В самый жестокий мороз или пургу, когда и я была вынуждена сидеть дома и хныкать, что мне скучно, это предложение срабатывало. Мама-педагог изучала и детскую психологию, в учебнике которой говорилось, что ребенок непременно должен расти и общаться со сверстниками, как сейчас говорят, социализироваться. В итоге под бурным натиском моих настойчивых просьб, для убедительности подкрепляемых горючими слезами, мама будет вынуждена взять комплект моей зимней одежды, отправиться с ним к Куликовым, где надеть мою шубку, шапку и валенки на Галю и привести ее ко мне к великой радости нас обеих. С Галей мы могли играть часами и не ссориться, что считалось в психологии, по мнению мамы, важным показателем совместимости детских характеров.
А вот с моей второй подружкой, Ольгой, которая жила рядом, постоянно возникали проблемы. Играть спокойно мы могли с ней не больше получаса. Дальше вспыхивали ссоры и конфликты на пустом месте, быстро перераставшие во взаимные обиды, упреки и обвинения: «Это ты взяла!» или «Ты первая начала!». За ними следовали крики, слезы, истерики, а то и драки.
Мать Ольги называли спекулянткой за то, что она перекупала у поселковых женщин пуховые платки, бывшие тогда в большой цене, и перепродавала их втридорога на рынке.

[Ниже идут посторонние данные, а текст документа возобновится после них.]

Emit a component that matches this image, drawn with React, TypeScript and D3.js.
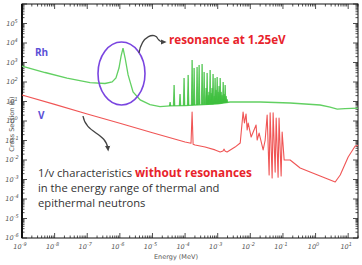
import React from 'react';
import * as d3 from 'd3';

// Rh-103 smooth cross section (energy in MeV, cross section in barn)
const rhEnergy = [1e-9, 5.1e-9, 2.4e-8, 1.22e-7, 3.5e-7, 5.8e-7, 7.6e-7, 9.4e-7, 1.09e-6, 1.25e-6, 1.45e-6, 1.79e-6, 2.54e-6, 4.2e-6, 8.4e-6, 1.7e-5, 3.5e-5, 1e-4, 1e-3, 2.4e-3, 2e-2, 0.166, 1.38, 2.8, 4.6, 8, 20];
const rhSigma = [660, 307, 160, 94, 84, 100, 160, 520, 2150, 5500, 1700, 230, 31, 12, 7.0, 5.5, 5.9, 6.2, 7.5, 9.4, 9.4, 8.4, 6.6, 5.2, 4.1, 4.3, 4.6];

// Rh-103 resolved resonance peaks (energy MeV, peak barn)
const rhPeakEnergy = [3.47e-5, 4.6e-5, 7.0e-5, 9.3e-5, 1.24e-4, 1.64e-4, 1.89e-4, 2.33e-4, 2.69e-4, 3.32e-4, 3.83e-4, 4.4e-4, 4.73e-4, 5.08e-4, 5.4e-4, 5.85e-4, 6.28e-4, 6.7e-4, 7.2e-4, 7.76e-4, 8.3e-4, 8.9e-4, 9.6e-4, 1.03e-3, 1.1e-3, 1.19e-3, 1.27e-3, 1.36e-3, 1.47e-3, 1.57e-3, 1.69e-3, 1.81e-3, 1.94e-3];
const rhPeakSigma = [9.4, 70, 24, 160, 229, 1340, 523, 588, 745, 837, 326, 49, 290, 21, 31, 412, 27, 49, 257, 19, 160, 39, 180, 31, 62, 160, 31, 21, 100, 24, 70, 19, 13];

// V-51 cross section (energy MeV, barn)
const vEnergy = [1e-9, 1e-8, 1e-7, 1e-6, 1e-5, 1e-4, 1.52e-4, 1.64e-4, 1.76e-4, 2.03e-4, 4.1e-4, 8.3e-4, 1.19e-3, 1.45e-3, 1.57e-3, 1.7e-3, 1.94e-3, 3.4e-3, 4.9e-3, 6.0e-3, 6.6e-3, 7.4e-3, 8.0e-3, 8.6e-3, 1.06e-2, 1.5e-2, 1.62e-2, 1.86e-2, 2.47e-2, 2.84e-2, 3.28e-2, 3.77e-2, 4.05e-2, 4.66e-2, 5.0e-2, 5.77e-2, 6.2e-2, 7.1e-2, 7.6e-2, 8.8e-2, 9.45e-2, 0.109, 0.166, 0.337, 0.68, 1.97, 4.0, 5.7, 10, 16.4, 20];
const vSigma = [21.5, 7.1, 2.3, 0.77, 0.25, 0.083, 0.072, 2.9, 0.065, 0.059, 0.046, 0.033, 0.026, 0.029, 0.036, 0.028, 0.026, 0.046, 0.074, 2.9, 0.8, 2.3, 0.35, 0.79, 0.15, 0.62, 0.106, 0.24, 0.033, 0.1, 2.0, 0.0017, 2.6, 0.0012, 2.6, 0.0024, 1.4, 0.0013, 1.4, 0.0015, 0.27, 0.01, 0.01, 0.0039, 0.0024, 0.0012, 0.00074, 0.0017, 0.0143, 0.052, 0.055];

const xTickExps = [-9, -8, -7, -6, -5, -4, -3, -2, -1, 0, 1];
const yTickExps = [-6, -5, -4, -3, -2, -1, 0, 1, 2, 3, 4, 5];

const W = 362;
const H = 265;
const left = 22, right = 358, top = 4, bottom = 238;

const x = d3.scaleLog().domain([1e-9, 20]).range([left, right]);
const y = d3.scaleLog().domain([1e-6, 1e6]).range([bottom, top]);

const minorValues = (lo: number, hi: number) => {
  const out: number[] = [];
  for (let e = Math.floor(Math.log10(lo)); e <= Math.ceil(Math.log10(hi)); e++) {
    for (let m = 1; m < 10; m++) {
      const v = m * Math.pow(10, e);
      if (v >= lo && v <= hi) out.push(v);
    }
  }
  return out;
};

export default function App() {
  const line = d3.line<[number, number]>()
    .x(d => x(d[0]))
    .y(d => y(d[1]));

  const rhPts = rhEnergy.map((e, i) => [e, rhSigma[i]] as [number, number]);
  const vPts = vEnergy.map((e, i) => [e, vSigma[i]] as [number, number]);
  const rhBase = d3.scaleLog().domain(rhEnergy).range(rhSigma);

  const xMinor = minorValues(1e-9, 20);
  const yMinor = minorValues(1e-6, 1e6);
  const tickColor = '#222';
  const labelFont = 'DejaVu Sans, sans-serif';

  return (
    <svg width={W} height={H} style={{ position: 'absolute', left: 0, top: 0, background: '#fff' }}>
      <defs>
        <marker id="ah" viewBox="0 0 10 10" refX="5" refY="5" markerWidth="5" markerHeight="5" orient="auto">
          <path d="M0,1 L9,5 L0,9 z" fill="#444" />
        </marker>
      </defs>

      {/* ticks */}
      {xMinor.map((v, i) => {
        const major = Math.abs(Math.log10(v) - Math.round(Math.log10(v))) < 1e-6;
        const len = major ? 5 : 2.5;
        return (
          <g key={'xt' + i} stroke={tickColor} strokeWidth={0.8}>
            <line x1={x(v)} x2={x(v)} y1={bottom} y2={bottom - len} />
            <line x1={x(v)} x2={x(v)} y1={top} y2={top + len} />
          </g>
        );
      })}
      {yMinor.map((v, i) => {
        const major = Math.abs(Math.log10(v) - Math.round(Math.log10(v))) < 1e-6;
        const len = major ? 5 : 2.5;
        return (
          <g key={'yt' + i} stroke={tickColor} strokeWidth={0.8}>
            <line x1={left} x2={left + len} y1={y(v)} y2={y(v)} />
            <line x1={right} x2={right - len} y1={y(v)} y2={y(v)} />
          </g>
        );
      })}

      {/* frame */}
      <rect x={left} y={top} width={right - left} height={bottom - top} fill="none" stroke="#111" strokeWidth={1} />
      <line x1={left} x2={left} y1={top} y2={bottom} stroke="#111" strokeWidth={2} />

      {/* tick labels */}
      {xTickExps.map(e => (
        <text key={'xl' + e} x={x(Math.pow(10, e)) - 2} y={249} fontSize={6.5} fontStyle="italic"
          fill="#555" fontFamily={labelFont} textAnchor="middle">
          10<tspan dy={-3} fontSize={5}>{e}</tspan>
        </text>
      ))}
      {yTickExps.map(e => (
        <text key={'yl' + e} x={12} y={y(Math.pow(10, e)) + 2} fontSize={6.5} fontStyle="italic"
          fill="#555" fontFamily={labelFont} textAnchor="middle">
          10<tspan dy={-3} fontSize={5}>{e}</tspan>
        </text>
      ))}
      <text x={176} y={259} fontSize={6.5} fill="#555" fontFamily={labelFont} textAnchor="middle">Energy (MeV)</text>
      <text transform="translate(14,124) rotate(-90)" fontSize={6.5} fill="#555" fontFamily={labelFont} textAnchor="middle">Cross Section (b)</text>

      {/* Rh */}
      <path d={line(rhPts) ?? ''} fill="none" stroke="#62d062" strokeWidth={1.3} />
      {rhPeakEnergy.map((e, i) => {
        const px = x(e);
        const pb = y(rhBase(e));
        const pt = y(rhPeakSigma[i]);
        return <path key={'rp' + i} d={`M${px - 0.8},${pb} L${px},${pt} L${px + 0.8},${pb}`} fill="#3cbf3c" stroke="#3cbf3c" strokeWidth={0.7} />;
      })}

      {/* V */}
      <path d={line(vPts) ?? ''} fill="none" stroke="#f05555" strokeWidth={1.1} strokeLinejoin="round" />

      {/* annotations */}
      <ellipse cx={121.5} cy={73.5} rx={23.5} ry={31.5} fill="none" stroke="#7a45e0" strokeWidth={1.6} />
      <path d="M139,53 C142,35 155,32 158,39 C160,42 162,42 164,42" fill="none" stroke="#444" strokeWidth={1.3} markerEnd="url(#ah)" />
      <text x={169} y={44} fontSize={11.7} fontWeight="bold" fill="#e8232b" fontFamily="Open Sans, sans-serif">resonance at 1.25eV</text>

      <text x={35} y={56} fontSize={10} fontWeight="bold" fill="#5a4fd6" fontFamily="Open Sans, sans-serif">Rh</text>
      <text x={38} y={119} fontSize={10} fontWeight="bold" fill="#5a4fd6" fontFamily="Open Sans, sans-serif">V</text>

      <path d="M83,116 C86,134 106,132 108,149" fill="none" stroke="#444" strokeWidth={1.3} markerEnd="url(#ah)" />
      <g fontFamily="Open Sans, sans-serif" fontSize={11.2} fill="#333">
        <text x={38} y={177}>1/v characteristics <tspan fill="#e8232b" fontWeight="bold" fontSize={11.8}>without resonances</tspan></text>
        <text x={38} y={192}>in the energy range of thermal and</text>
        <text x={38} y={207}>epithermal neutrons</text>
      </g>
    </svg>
  );
}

За это тетю Настю не любили и за глаза осуждали. Обычно к вечеру воскресенья после удачного базарного дня эта небольшого роста, но довольно коренастая дама возвращалась с рынка навеселе, переваливаясь с ноги на ногу, как гусыня, и оглашая окрестности любимой партизанской песней «Шумел сердито брянский лес». А едва переступив порог дома, с места в карьер принималась за разборки в своей бестолковой семье.
Стоило тете Насте открыть дверь, как из дома начинали доноситься крики и вопли. Доставалось и детям за бардак в доме, и мужу за хроническую лень. Он никогда и нигде не работал. Не в пример трудолюбивому поселковому народу вставал поздно, где-то в районе десяти, целыми днями или дымил папиросой-самокруткой под названием «козья ножка» на завалинке возле дома. Или поджидал собутыльников у местного магазина, откуда приползал в состоянии изрядного подпития, за что ему регулярно и порой основательно доставалось от жены, которая не стеснялась мужика поколачивать. Под горячую руку попадало от матери и старшему сыну, ставшему впоследствии вором в законе, и младшим дочкам.

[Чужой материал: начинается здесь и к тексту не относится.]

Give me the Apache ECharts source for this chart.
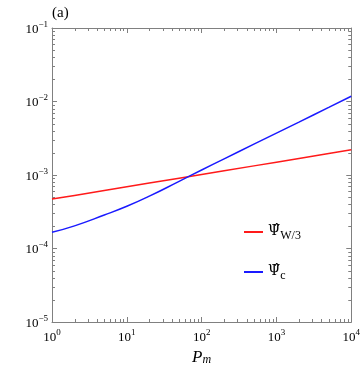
<html>

<head>
    <meta charset="utf-8" />
</head>

<body style="margin:0">
    <div id="chart" style="height:371px;width:363px">
    </div>
    <script src="https://cdn.jsdelivr.net/npm/echarts@6/dist/echarts.min.js"></script>
    <script>
        // P_m sample points
        var pm = [1, 2, 5, 10, 20, 50, 100, 200, 500, 1000, 2000, 5000, 10000];
        // red curve, Psi_W / 3 (straight in log-log)
        var psiW3 = [4.70e-4, 5.28e-4, 6.15e-4, 6.91e-4, 7.76e-4, 9.05e-4, 1.016e-3, 1.141e-3, 1.331e-3, 1.494e-3, 1.679e-3, 1.958e-3, 2.198e-3];
        // blue curve, Psi_c
        var psiC = [1.66e-4, 2.03e-4, 2.85e-4, 3.75e-4, 5.15e-4, 8.2e-4, 1.17e-3, 1.66e-3, 2.63e-3, 3.72e-3, 5.25e-3, 8.3e-3, 1.18e-2];

        var xRange = [1, 10000];
        var yRange = [1e-5, 1e-1];

        var serif = 'Liberation Serif';
        var frame = '#808080';

        // minor tick positions 2..9 per decade
        function minorTicks(lo, hi) {
            var out = [];
            for (var d = lo; d < hi; d *= 10) {
                for (var k = 2; k <= 9; k++) out.push(k * d);
            }
            return out;
        }
        var xMinor = minorTicks(xRange[0], xRange[1]).map(function (v) { return [v, 1e-3]; });
        var yMinor = minorTicks(yRange[0], yRange[1]).map(function (v) { return [10, v]; });

        function pow10(v) {
            var e = Math.round(Math.log10(v));
            return '{b|10}{sup|' + (e < 0 ? '\u2212' + (-e) : e) + '}';
        }
        var tickRich = {
            b: { fontFamily: serif, fontSize: 13, color: '#000', lineHeight: 16, verticalAlign: 'bottom' },
            sup: { fontFamily: serif, fontSize: 9, color: '#000', lineHeight: 16, verticalAlign: 'top' }
        };

        function lineEl(x1, y1, x2, y2) {
            return { type: 'line', shape: { x1: x1, y1: y1, x2: x2, y2: y2 }, style: { stroke: frame, lineWidth: 1 } };
        }

        var chart = echarts.init(document.getElementById('chart'));
        var option = {
            animation: false,
            title: {
                text: '(a)', left: 47, top: 1,
                textStyle: { fontFamily: serif, fontSize: 15, fontWeight: 'normal', color: '#000' }
            },
            grid: { left: 52, right: 11, top: 28, bottom: 44 },
            legend: {
                orient: 'vertical', left: 239, top: 219, itemGap: 22,
                itemWidth: 19, itemHeight: 2, icon: 'rect',
                data: ['W', 'c'],
                formatter: function (name) {
                    return name == 'W' ? '{p|\u03A8\u0302}{s|W/3}' : '{p|\u03A8\u0302}{s|c}';
                },
                textStyle: {
                    rich: {
                        p: { fontFamily: 'DejaVu Serif', fontSize: 14, color: '#000', lineHeight: 20, verticalAlign: 'bottom', padding: [0, 0, 4, 0] },
                        s: { fontFamily: serif, fontSize: 12, color: '#000', lineHeight: 20, verticalAlign: 'bottom' }
                    }
                }
            },
            xAxis: [{
                type: 'log', min: xRange[0], max: xRange[1],
                name: '{i|P}{s|m}', nameLocation: 'middle', nameGap: 24,
                nameTextStyle: {
                    rich: {
                        i: { fontFamily: serif, fontSize: 17, fontStyle: 'italic', color: '#000', lineHeight: 20, verticalAlign: 'bottom' },
                        s: { fontFamily: serif, fontSize: 12, fontStyle: 'italic', color: '#000', lineHeight: 20, verticalAlign: 'bottom' }
                    }
                },
                axisLine: { lineStyle: { color: frame } },
                axisTick: { inside: true, length: 5, lineStyle: { color: frame } },
                axisLabel: { formatter: pow10, rich: tickRich, margin: 6 },
                splitLine: { show: false }
            }, {
                type: 'log', min: xRange[0], max: xRange[1], position: 'top',
                axisLine: { lineStyle: { color: frame } },
                axisTick: { inside: true, length: 5, lineStyle: { color: frame } },
                axisLabel: { show: false },
                splitLine: { show: false }
            }],
            yAxis: [{
                type: 'log', min: yRange[0], max: yRange[1],
                axisLine: { show: true, lineStyle: { color: frame } },
                axisTick: { show: true, inside: true, length: 5, lineStyle: { color: frame } },
                axisLabel: { formatter: pow10, rich: tickRich, margin: 4 },
                splitLine: { show: false }
            }, {
                type: 'log', min: yRange[0], max: yRange[1], position: 'right',
                axisLine: { show: true, lineStyle: { color: frame } },
                axisTick: { show: true, inside: true, length: 5, lineStyle: { color: frame } },
                axisLabel: { show: false },
                splitLine: { show: false }
            }],
            series: [{
                name: 'W', type: 'line', showSymbol: false,
                color: '#ff1a1a', lineStyle: { width: 1.5 },
                data: pm.map(function (x, i) { return [x, psiW3[i]]; })
            }, {
                name: 'c', type: 'line', showSymbol: false, smooth: 0.5,
                color: '#1a1aff', lineStyle: { width: 1.5 },
                data: pm.map(function (x, i) { return [x, psiC[i]]; })
            }, {
                type: 'custom', silent: true, clip: false, data: xMinor,
                renderItem: function (params, api) {
                    var cs = params.coordSys;
                    var px = Math.round(api.coord([api.value(0), 1e-3])[0]) + 0.5;
                    var b = cs.y + cs.height;
                    return { type: 'group', children: [lineEl(px, b, px, b - 3), lineEl(px, cs.y, px, cs.y + 3)] };
                }
            }, {
                type: 'custom', silent: true, clip: false, data: yMinor,
                renderItem: function (params, api) {
                    var cs = params.coordSys;
                    var py = Math.round(api.coord([10, api.value(1)])[1]) + 0.5;
                    var r = cs.x + cs.width;
                    return { type: 'group', children: [lineEl(cs.x, py, cs.x + 3, py), lineEl(r, py, r - 3, py)] };
                }
            }]
        };
        chart.setOption(option);
    </script>
</body>

</html>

– Я всю вашу ораву кормлю! Не жалея здоровья, на базаре целыми днями мерзну, – кричала мать семейства на всю улицу. – А вы матери даже картошки не сварите!
В результате разборок Ольга в слезах прибегала к нам. Однажды зимой явилась босиком, в одном ситцевом сарафанчике и просидела до глубокой ночи. И если бы мама не отвела ее в моей шубе домой, видимо и ночевать осталась. Никто из соседей девочки не хватился.
Играть с Ольгой я не очень любила. Все наши игры неизменно заканчивались, как в ее семье, криками, ссорами-раздорами и слезами. А на прощание подружка неизменно и незаметно уносила под одеждой мою игрушку. «Нервный, запуганный ребенок. Кем она вырастет?» – сочувствовала мама.